The file folders in the drawers were neatly labeled, but there did not seem to be files for about a third of the letters she had. She filed what she could, put the others aside, and began to make a list of the file headings. She was typing it when the intercom clicked again and Mrs. Hartz's voice said, "Lunch in fifteen minutes, Maggie. In the kitchen."
"All right, thank you." She looked at her watch; it was a quarter after twelve. She finished the list, combed her hair, and put the finished letters into a folder.
Mrs. Hartz was sitting at the kitchen table; Pongo was doing something at the counter beside the stove. "Sit here, honey," said Mrs. Hartz. "Do you like this kitchen?"
"It's beautiful," said Margaret, and in fact, whether it was because the table was set with napkins and china, or because she had got the job and felt she was not quite a stranger here any longer, the room had a quiet beauty that she had not noticed before. The floor was red Spanish tile with a dull sheen, the walls cream-colored; black hand-hewn beams supported the ceiling. Copper and iron pots hung on either side of the stoves -- two of them, side by side, each bigger than any kitchen range Margaret had ever seen before. Gadgets were lined up at one end of the counter -- a Cuisinart, an espresso machine, two little convection ovens, and others that she did not recognize.
"I always wanted a big kitchen," said Irma Hartz. "It you knew how many meals I've cooked in the back of a trailer."
"Not enough cabinets," said Pongo. He put a little pastry shell filled with something pink at each place, sat down, and picked up his fork.
"Mm, this is great," said Irma with her mouth full. "What's in it?"
Margaret tried a bite; it was shrimp in some kind of sauce, meltingly delicious; the pastry was light as air.
"Shrimp," said Pongo, "truffles, shrimp butter." He swallowed a mouthful and looked meditative. "Could use more tarragon."
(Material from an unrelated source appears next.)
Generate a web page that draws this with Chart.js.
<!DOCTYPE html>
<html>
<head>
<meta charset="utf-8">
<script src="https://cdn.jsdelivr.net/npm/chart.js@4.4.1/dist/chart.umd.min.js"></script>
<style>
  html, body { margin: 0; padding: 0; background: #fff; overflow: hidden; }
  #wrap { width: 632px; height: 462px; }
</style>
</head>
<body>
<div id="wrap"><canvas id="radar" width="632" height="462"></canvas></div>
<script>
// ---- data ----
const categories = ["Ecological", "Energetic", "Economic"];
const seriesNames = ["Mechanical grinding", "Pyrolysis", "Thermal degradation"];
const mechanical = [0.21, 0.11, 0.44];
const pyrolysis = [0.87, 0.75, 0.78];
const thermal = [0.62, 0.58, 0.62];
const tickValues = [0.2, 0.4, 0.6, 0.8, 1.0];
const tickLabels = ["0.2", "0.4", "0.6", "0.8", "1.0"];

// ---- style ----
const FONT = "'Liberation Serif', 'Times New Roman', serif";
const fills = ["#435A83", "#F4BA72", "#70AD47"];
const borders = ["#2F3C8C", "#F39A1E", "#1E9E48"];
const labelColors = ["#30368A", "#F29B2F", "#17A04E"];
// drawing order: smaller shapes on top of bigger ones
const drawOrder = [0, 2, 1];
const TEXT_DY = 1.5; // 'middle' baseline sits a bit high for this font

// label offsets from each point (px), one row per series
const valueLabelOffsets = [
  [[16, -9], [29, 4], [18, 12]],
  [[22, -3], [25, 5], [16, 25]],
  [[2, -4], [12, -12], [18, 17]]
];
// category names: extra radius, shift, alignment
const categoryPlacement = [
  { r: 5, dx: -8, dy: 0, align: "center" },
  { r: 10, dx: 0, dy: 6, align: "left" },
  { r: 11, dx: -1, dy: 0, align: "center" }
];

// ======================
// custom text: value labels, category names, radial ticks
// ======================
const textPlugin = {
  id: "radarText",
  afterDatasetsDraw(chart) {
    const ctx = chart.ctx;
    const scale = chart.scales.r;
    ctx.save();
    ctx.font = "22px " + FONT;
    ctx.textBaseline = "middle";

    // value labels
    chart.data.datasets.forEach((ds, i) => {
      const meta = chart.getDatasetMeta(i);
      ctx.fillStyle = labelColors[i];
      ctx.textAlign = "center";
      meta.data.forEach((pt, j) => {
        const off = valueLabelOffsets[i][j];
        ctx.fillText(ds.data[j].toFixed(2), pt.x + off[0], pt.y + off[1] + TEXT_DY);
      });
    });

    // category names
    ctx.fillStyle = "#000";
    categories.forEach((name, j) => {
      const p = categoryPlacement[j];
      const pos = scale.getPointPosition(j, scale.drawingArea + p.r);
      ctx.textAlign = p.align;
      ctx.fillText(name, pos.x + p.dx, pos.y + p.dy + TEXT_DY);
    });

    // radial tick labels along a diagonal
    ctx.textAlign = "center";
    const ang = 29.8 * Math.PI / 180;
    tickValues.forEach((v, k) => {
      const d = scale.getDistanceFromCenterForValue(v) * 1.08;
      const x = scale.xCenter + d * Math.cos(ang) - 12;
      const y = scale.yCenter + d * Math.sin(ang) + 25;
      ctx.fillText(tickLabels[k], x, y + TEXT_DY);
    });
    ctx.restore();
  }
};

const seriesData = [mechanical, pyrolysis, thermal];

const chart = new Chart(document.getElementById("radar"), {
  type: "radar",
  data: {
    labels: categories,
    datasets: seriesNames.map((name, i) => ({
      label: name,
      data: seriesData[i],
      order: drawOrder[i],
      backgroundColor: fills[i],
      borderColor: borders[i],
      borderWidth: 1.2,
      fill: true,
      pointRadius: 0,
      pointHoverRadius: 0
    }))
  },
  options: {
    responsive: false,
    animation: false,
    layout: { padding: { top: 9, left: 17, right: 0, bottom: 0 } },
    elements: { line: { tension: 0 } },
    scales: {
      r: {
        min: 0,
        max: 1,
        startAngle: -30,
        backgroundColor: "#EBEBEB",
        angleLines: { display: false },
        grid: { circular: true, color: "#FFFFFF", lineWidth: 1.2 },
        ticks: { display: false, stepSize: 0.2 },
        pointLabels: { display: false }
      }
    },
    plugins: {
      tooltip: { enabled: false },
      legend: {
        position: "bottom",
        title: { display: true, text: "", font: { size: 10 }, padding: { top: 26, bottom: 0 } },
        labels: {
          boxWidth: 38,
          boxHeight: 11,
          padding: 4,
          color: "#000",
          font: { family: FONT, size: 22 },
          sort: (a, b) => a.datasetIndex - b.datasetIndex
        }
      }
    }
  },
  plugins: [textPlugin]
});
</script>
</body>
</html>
Gene Anderson came in quietly and sat down at the end of the table. He was wearing a short-sleeved white cotton shirt and white trousers. The plate and silverware in front of him looked of ordinary size until Margaret compared them with the others, and then she saw that they were a third again as large; the heavy silver knife was almost a foot long.
Pongo, who had got up when Anderson came in, put down a much bigger pastry in front of him. He poured wine from a chilled bottle and slipped away again; in a moment Margaret heard the sizzle of meat on the grill.
Anderson had already finished half his pastry. "Maggie, did you have any problems?" He pointed with his fork to the folder beside her on the table.
"Yes, a few. There's one letter that has names in it I'm not sure how to spell. I typed it anyhow, and I thought you could look it over -- "
"Okay, let's do that right after lunch."
Pongo was up again, turning the meat on the grill, then collecting their plates. He put fresh ones down, went to the oven and came back with a steaming platter. "Red snapper," he said. "Irma, you want to serve it?"